- Born: 14 April 1940 Haldensleben, Saxony, Germany
- Died: May/June 2022
- Education: Max Reinhardt Acting Academy
- Occupations: Actress (stage and television) Novelist
- Spouse: Hans Hollmann
- Children: Anna Joséphine Caspar Florian (d 2001)

= Reinhild Solf =

German actress and author (1940–2022)

Reinhild Solf (14 April 1940 - May/June 2022) was a German born stage and television actress and author.

==Life==

===Early years===
Reinhild Solf was born in Haldensleben, a small town a short distance to the northwest of Magdeburg in Saxony. She received her drama training at the Max Reinhardt Acting Academy in West Berlin and went on to make her stage debut at the regional theatre in Hanover. This was followed by work at the Theater Lübeck and at the National Theatre (Staatliche Schauspielbühnen) in Berlin.

===Theatre===
In 1973, at Berlin, she played Fontanelle in Edward Bond's take on King Lear and Mrs. Frost in The Vegetable, or From President to Postman (in German "Der Präsident oder das Würstchen") by F. Scott Fitzgerald. In 1974 she embarked on a freelance career. In 1983 she took over the title role in Goethe's Stella at the Zürich Playhouse. She followed this the next year with Penthesilea by Kleist. Further roles followed at Zürich, where she remained until 1989. In 1988 she took the part of Mrs Meinhold in The Open Country by Arthur Schnitzler, and in 1989 she appeared as Lotte (Lovage) in Peter Shaffer's "Laura and Lotte". It was around this time that Solf married the theatre director Hans Hollmann.

In 1989 she joined Frank Baumbauer at the Theater Basel where the same year she appeared in the first theatre production of The Piano Teacher by Elfriede Jelinek. In 1991 she appeared at Basel in "Die Zeit und das Zimmer" by Botho Strauß, and two years later she took the title role in Victor Hugo's Lucrezia Borgia. During the next few years she worked variously at the Kleine Komödie theatre in Munich as well at theatres in Bonn, Düsseldorf, Basel and Berlin.

===Literature===
Reinhild Solf's first novel appeared in 1980, published by Molden Verlag of Graz, and in 1985 as a paperback by Goldmann Verlag, by this time based in Munich in West Germany. The book, entitled "Leberwurst, Käsebrot, zwo, drei vier: Ein deutsch-deutsches Märchen" ("Liver sausage, bread 'n cheese, one two three: a German to German journey") provided a fictional account of a childhood in East Germany, a theme that will have resonated with thousands of readers in the west because of the massive population shifts across the "internal frontier" that had taken place between the foundation of the two separated German states in 1949 and the erection of the Berlin Wall in 1961. The book was a commercial success and the paperback edition was reprinted in January 1987.

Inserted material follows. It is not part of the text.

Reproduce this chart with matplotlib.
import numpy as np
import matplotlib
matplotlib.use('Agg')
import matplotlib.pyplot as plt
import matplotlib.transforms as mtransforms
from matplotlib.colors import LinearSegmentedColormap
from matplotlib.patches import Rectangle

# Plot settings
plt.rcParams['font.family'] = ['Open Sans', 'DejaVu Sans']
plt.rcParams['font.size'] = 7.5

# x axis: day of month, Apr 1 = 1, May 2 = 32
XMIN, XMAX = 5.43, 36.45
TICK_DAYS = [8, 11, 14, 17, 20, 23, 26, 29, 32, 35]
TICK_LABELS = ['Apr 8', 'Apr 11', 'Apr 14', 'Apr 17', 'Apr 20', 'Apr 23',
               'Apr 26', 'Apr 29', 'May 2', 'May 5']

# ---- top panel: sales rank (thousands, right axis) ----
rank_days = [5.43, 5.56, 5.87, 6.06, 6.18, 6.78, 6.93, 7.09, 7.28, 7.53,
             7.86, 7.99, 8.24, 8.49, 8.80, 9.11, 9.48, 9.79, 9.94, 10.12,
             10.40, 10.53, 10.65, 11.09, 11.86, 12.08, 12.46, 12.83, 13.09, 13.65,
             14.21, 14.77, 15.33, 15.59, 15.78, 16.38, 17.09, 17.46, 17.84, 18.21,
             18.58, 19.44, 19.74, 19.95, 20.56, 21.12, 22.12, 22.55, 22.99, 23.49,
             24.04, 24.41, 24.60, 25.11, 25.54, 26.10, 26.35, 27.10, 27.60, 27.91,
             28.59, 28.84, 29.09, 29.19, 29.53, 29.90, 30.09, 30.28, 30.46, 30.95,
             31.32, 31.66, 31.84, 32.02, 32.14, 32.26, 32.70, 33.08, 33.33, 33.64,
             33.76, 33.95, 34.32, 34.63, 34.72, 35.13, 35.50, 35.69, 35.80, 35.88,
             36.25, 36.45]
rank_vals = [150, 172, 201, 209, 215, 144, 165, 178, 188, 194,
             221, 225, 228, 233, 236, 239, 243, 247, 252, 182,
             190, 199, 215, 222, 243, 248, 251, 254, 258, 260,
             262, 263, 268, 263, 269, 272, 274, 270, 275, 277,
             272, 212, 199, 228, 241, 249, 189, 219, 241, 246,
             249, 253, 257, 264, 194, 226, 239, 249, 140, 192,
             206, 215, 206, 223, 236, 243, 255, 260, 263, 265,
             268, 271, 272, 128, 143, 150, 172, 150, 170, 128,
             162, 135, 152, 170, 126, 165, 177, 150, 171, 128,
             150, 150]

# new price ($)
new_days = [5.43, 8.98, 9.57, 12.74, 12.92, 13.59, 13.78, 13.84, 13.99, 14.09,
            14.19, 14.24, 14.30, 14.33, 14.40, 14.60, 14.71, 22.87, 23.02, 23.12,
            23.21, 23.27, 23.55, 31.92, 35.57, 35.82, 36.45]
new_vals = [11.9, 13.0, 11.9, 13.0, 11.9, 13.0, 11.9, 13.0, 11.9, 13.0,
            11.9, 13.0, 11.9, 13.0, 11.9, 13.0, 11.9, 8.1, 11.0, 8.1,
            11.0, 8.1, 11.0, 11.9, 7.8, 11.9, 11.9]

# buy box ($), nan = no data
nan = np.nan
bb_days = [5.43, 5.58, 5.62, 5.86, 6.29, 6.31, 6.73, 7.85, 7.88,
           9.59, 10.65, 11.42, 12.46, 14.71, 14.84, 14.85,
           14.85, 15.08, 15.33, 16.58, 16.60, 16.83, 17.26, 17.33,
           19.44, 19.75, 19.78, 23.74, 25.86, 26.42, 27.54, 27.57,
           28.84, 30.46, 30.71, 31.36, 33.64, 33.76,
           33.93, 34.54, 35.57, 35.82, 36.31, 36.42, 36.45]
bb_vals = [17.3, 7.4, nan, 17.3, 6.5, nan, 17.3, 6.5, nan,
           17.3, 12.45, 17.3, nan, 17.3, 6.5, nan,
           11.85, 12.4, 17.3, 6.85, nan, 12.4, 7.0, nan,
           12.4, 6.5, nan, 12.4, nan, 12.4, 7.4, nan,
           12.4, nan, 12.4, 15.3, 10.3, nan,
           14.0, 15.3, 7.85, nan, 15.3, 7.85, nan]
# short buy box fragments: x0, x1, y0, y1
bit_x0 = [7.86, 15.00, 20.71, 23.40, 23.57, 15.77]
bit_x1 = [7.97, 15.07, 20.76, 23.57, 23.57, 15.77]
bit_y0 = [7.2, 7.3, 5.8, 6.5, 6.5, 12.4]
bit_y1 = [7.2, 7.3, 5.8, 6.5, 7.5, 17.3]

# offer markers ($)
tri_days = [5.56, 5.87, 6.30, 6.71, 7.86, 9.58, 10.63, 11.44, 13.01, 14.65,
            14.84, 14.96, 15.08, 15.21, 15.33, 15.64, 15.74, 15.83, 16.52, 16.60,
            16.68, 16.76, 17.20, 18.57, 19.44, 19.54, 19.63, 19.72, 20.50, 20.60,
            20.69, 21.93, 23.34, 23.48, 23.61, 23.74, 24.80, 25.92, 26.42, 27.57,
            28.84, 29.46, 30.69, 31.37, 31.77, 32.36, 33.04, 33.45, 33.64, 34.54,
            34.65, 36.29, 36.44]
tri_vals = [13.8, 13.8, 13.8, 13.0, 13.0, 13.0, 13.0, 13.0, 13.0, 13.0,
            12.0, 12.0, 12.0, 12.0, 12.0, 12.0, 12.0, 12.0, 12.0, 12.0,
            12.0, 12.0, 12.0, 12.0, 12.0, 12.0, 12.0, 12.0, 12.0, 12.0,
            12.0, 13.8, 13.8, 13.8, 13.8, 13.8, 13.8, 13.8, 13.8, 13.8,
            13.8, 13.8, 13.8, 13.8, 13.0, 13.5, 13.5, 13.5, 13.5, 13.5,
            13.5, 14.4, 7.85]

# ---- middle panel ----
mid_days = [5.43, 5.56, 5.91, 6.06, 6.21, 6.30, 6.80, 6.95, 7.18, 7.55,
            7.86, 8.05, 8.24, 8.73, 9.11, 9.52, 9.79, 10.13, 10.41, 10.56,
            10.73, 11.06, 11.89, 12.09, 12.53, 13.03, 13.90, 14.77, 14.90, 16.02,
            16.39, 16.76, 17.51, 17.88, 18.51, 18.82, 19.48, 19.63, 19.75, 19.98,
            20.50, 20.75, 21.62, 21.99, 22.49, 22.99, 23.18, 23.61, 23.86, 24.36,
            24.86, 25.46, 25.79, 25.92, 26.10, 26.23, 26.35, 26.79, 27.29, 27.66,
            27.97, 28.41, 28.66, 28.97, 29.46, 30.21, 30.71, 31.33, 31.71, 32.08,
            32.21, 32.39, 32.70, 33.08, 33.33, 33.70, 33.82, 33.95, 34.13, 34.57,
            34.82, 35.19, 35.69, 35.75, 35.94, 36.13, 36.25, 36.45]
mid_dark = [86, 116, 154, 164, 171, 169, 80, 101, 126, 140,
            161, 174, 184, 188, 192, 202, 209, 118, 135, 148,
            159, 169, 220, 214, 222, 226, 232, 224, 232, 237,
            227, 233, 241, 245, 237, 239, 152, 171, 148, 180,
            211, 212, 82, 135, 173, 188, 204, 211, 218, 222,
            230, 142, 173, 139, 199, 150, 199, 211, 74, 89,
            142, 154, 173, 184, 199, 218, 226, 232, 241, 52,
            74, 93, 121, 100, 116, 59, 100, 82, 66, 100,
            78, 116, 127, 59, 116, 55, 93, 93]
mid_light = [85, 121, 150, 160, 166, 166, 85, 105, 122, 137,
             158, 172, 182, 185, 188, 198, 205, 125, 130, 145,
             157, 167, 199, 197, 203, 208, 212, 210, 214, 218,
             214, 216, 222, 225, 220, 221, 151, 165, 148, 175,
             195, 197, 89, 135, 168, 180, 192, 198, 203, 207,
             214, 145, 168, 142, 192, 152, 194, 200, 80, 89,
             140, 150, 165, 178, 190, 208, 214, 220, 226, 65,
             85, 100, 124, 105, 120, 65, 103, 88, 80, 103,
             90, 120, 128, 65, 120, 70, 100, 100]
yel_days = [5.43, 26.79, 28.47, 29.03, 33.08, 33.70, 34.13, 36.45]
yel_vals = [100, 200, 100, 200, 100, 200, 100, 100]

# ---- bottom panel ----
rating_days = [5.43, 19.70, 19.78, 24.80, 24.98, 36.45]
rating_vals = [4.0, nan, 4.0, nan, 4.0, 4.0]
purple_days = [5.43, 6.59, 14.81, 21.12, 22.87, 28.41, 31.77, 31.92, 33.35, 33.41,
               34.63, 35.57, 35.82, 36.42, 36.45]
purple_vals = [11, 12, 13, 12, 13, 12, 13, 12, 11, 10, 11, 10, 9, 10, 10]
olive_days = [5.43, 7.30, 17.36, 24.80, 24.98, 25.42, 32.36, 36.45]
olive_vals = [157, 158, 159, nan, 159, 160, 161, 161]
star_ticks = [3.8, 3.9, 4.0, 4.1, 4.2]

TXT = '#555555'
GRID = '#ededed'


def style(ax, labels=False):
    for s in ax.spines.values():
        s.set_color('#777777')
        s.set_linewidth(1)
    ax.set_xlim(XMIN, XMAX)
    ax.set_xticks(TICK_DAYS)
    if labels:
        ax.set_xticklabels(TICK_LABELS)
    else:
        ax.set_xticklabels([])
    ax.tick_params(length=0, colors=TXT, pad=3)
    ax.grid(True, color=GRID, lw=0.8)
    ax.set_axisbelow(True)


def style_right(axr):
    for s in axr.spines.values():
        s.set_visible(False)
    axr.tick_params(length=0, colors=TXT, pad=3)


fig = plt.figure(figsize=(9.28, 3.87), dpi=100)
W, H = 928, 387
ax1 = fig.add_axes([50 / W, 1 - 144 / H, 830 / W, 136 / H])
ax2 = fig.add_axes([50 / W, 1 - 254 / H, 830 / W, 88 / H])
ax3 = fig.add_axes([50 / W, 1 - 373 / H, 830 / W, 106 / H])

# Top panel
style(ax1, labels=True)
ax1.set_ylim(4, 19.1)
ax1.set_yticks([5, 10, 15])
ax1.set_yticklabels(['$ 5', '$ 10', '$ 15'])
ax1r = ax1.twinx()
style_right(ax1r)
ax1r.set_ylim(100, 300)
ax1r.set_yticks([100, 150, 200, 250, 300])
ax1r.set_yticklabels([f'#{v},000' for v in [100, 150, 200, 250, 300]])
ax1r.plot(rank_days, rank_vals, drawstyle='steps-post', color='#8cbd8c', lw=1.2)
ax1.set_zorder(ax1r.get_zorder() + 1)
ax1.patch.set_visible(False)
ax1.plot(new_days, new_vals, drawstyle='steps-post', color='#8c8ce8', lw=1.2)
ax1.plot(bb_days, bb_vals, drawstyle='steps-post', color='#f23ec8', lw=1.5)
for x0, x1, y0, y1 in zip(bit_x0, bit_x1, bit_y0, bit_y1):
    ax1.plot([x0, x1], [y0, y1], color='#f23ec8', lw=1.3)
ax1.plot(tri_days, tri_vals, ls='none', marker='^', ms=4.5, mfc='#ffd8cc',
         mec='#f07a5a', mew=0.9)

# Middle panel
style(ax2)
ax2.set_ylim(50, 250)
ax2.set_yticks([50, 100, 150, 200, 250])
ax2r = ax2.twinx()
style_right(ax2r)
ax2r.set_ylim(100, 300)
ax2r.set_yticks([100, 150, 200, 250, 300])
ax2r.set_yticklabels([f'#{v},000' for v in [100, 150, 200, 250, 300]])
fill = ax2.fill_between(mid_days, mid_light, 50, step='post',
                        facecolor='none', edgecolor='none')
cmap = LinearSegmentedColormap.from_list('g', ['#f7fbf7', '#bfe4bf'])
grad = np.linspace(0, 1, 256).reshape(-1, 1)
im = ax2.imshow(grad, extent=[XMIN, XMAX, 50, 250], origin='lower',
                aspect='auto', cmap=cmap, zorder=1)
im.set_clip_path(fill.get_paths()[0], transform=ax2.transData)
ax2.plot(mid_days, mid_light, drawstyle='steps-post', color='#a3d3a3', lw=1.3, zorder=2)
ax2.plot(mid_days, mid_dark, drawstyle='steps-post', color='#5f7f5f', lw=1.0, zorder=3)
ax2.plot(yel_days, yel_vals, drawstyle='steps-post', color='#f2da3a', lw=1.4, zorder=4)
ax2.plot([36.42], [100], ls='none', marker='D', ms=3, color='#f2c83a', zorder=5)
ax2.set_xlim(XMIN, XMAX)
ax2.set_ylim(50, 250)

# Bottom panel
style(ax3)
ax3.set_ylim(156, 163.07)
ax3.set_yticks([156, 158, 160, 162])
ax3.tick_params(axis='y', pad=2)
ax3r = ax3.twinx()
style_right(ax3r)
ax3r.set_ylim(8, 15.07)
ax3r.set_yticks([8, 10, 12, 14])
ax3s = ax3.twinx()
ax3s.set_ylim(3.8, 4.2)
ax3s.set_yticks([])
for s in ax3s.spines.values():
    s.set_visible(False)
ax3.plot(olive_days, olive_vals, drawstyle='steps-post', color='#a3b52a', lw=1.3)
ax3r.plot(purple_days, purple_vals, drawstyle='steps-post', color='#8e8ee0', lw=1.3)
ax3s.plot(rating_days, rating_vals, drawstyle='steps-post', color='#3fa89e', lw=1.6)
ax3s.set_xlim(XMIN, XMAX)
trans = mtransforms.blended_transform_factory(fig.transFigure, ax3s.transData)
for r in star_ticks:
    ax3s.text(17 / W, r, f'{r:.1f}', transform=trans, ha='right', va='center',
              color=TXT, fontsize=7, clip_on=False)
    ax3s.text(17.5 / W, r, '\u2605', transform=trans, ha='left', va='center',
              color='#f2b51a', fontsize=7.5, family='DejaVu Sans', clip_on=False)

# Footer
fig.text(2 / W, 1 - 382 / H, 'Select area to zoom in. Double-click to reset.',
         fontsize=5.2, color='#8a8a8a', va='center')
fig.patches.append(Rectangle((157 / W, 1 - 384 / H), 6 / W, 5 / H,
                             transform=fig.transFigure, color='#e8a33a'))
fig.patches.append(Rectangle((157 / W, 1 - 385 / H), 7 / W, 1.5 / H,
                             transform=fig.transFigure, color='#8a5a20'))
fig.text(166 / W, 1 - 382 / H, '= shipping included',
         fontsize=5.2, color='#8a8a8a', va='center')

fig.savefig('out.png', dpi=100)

Her second novel, "Schmetterling" ("Butterfly") appeared in 2008 after a gap of nearly three decades. In 2011 she presented her third novel, "Schattenfrauen" ("Shadow women"), the story of three women meeting up in 2009 at the same camping place beside the Baltic Sea where they previously camped many decades before when it was a girls' holiday camp for Free German Youth members during the years of one-party dictatorship. Published by Langen Müller Verlag, this book had its debut at the 2012 Leipzig Book Fair. A film version of "Schattenfrauen" is reported to be (2016) under preparation.

===Television===
Solf has worked extensively as a television actress. She starred as Elisabeth of Bohemia in ZDF's four-part drama Wallenstein (1978), and later featured as Tony, a central character in the 1979 television drama based on Thomas Mann's unhurried exploration of bourgeois decline, Buddenbrooks. She has also appeared in supporting roles in three long-running television police dramas: Derrick, Der Alte and Die Männer vom K3.

==Personal life==
Reinhild Solf was married to the theatre director Hans Hollmann. Hollmann was born in Austria and the couple lived in Basel, Switzerland for many years. The marriage produced two recorded children. Their son, Caspar Florian, was killed in an avalanche in 2001.